Tyler was born in Cincinnati, Ohio, at the ass end of the 1980s. St. Judes Catholic School got rid of him by sixth grade and he came up in the public school system with the lions share of his generation. His childhood was a lot of hand-me-downs and hard work, of doing whether or not you wanted to and going back out to fight even if you were scared.

And he read. Lots. And thought about writing his own books.

The towers falling on 9/11 changed his plans for his future just about as much as anybody else in that era. And, five years after watching thousands die live in his freshman typing class, Tyler was clapped up in body armor with Second Battalion, Eighth Marines outside of Fallujah.
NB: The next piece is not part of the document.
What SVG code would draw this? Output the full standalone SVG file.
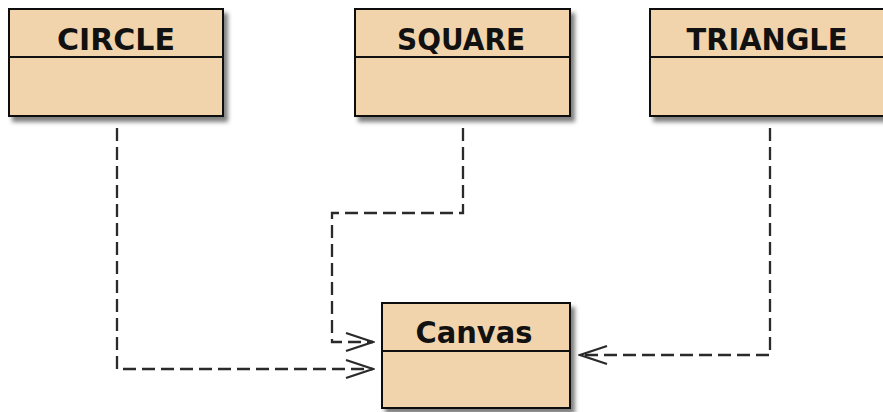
<svg xmlns="http://www.w3.org/2000/svg" width="883" height="412" viewBox="0 0 883 412">
  <defs>
    <filter id="shadow" x="-10%" y="-10%" width="130%" height="140%">
      <feDropShadow dx="4" dy="5" stdDeviation="2.2" flood-color="#000" flood-opacity="0.5"/>
    </filter>
    <marker id="open" markerUnits="userSpaceOnUse" markerWidth="32" markerHeight="24" viewBox="-30 -12 32 24" refX="0" refY="0" orient="auto">
      <path d="M-27,-9 L0,0 L-27,9" fill="none" stroke="#2a2a2a" stroke-width="2.3"/>
    </marker>
  </defs>
  <style>
    .box { fill: #f1d4ac; stroke: #111; stroke-width: 2; }
    .sep { stroke: #111; stroke-width: 2; }
    .title { font-family: "DejaVu Sans", "Liberation Sans", sans-serif; font-weight: bold; font-size: 31px; fill: #111; text-anchor: middle; }
    .dep { fill: none; stroke: #2a2a2a; stroke-width: 2.3; stroke-dasharray: 13 6; marker-end: url(#open); }
  </style>
  <rect width="883" height="412" fill="#fff"/>

  <g id="circle">
    <rect class="box" x="9" y="9" width="214" height="107" filter="url(#shadow)"/>
    <line class="sep" x1="9" y1="57" x2="223" y2="57"/>
    <text class="title" x="116" y="50" textLength="118" lengthAdjust="spacingAndGlyphs">CIRCLE</text>
  </g>

  <g id="square">
    <rect class="box" x="355" y="9" width="215" height="107" filter="url(#shadow)"/>
    <line class="sep" x1="355" y1="57" x2="570" y2="57"/>
    <text class="title" x="461" y="50" textLength="128" lengthAdjust="spacingAndGlyphs">SQUARE</text>
  </g>

  <g id="triangle">
    <rect class="box" x="650" y="9" width="245" height="107" filter="url(#shadow)"/>
    <line class="sep" x1="650" y1="57" x2="895" y2="57"/>
    <text class="title" x="767" y="50" textLength="161" lengthAdjust="spacingAndGlyphs">TRIANGLE</text>
  </g>

  <g id="canvas">
    <rect class="box" x="382" y="303" width="188" height="105" filter="url(#shadow)"/>
    <line class="sep" x1="382" y1="351" x2="570" y2="351"/>
    <text class="title" x="474" y="343" textLength="117" lengthAdjust="spacingAndGlyphs">Canvas</text>
  </g>

  <g id="connectors">
    <path class="dep" d="M117,128 V369 H373"/>
    <path class="dep" d="M463,128 V213 H332 V342 H373"/>
    <path class="dep" d="M770,128 V355 H580"/>
  </g>
</svg>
He did three combat deployments with the Marines as an infantry 0331 and rejoined society drunk, angry, and pissed off about being alive when other people weren't.

Writing saved his life. He started with journalism in college and found himself suddenly drinking less and going out more, wanting to know about people. He could feel the world through their stories, through the scrawls they left on the inside of his skull, more than he could feel using his own skin. He found the shards of the person he could become inside others, and slowly, painstakingly put himself back together.

He caught the itch soon after and started writing for himself, doing whatever he could to commit the stories he couldn't write for the news to paper. Stories too grotesque or banally cruel for publication. The true lives of the blue collar folk he'd grown up alongside — folks the world just always seemed ready to write off and forget — he wrote about them.

He's still writing, and the writing still hurts.

But it has to, if it's going to be any good.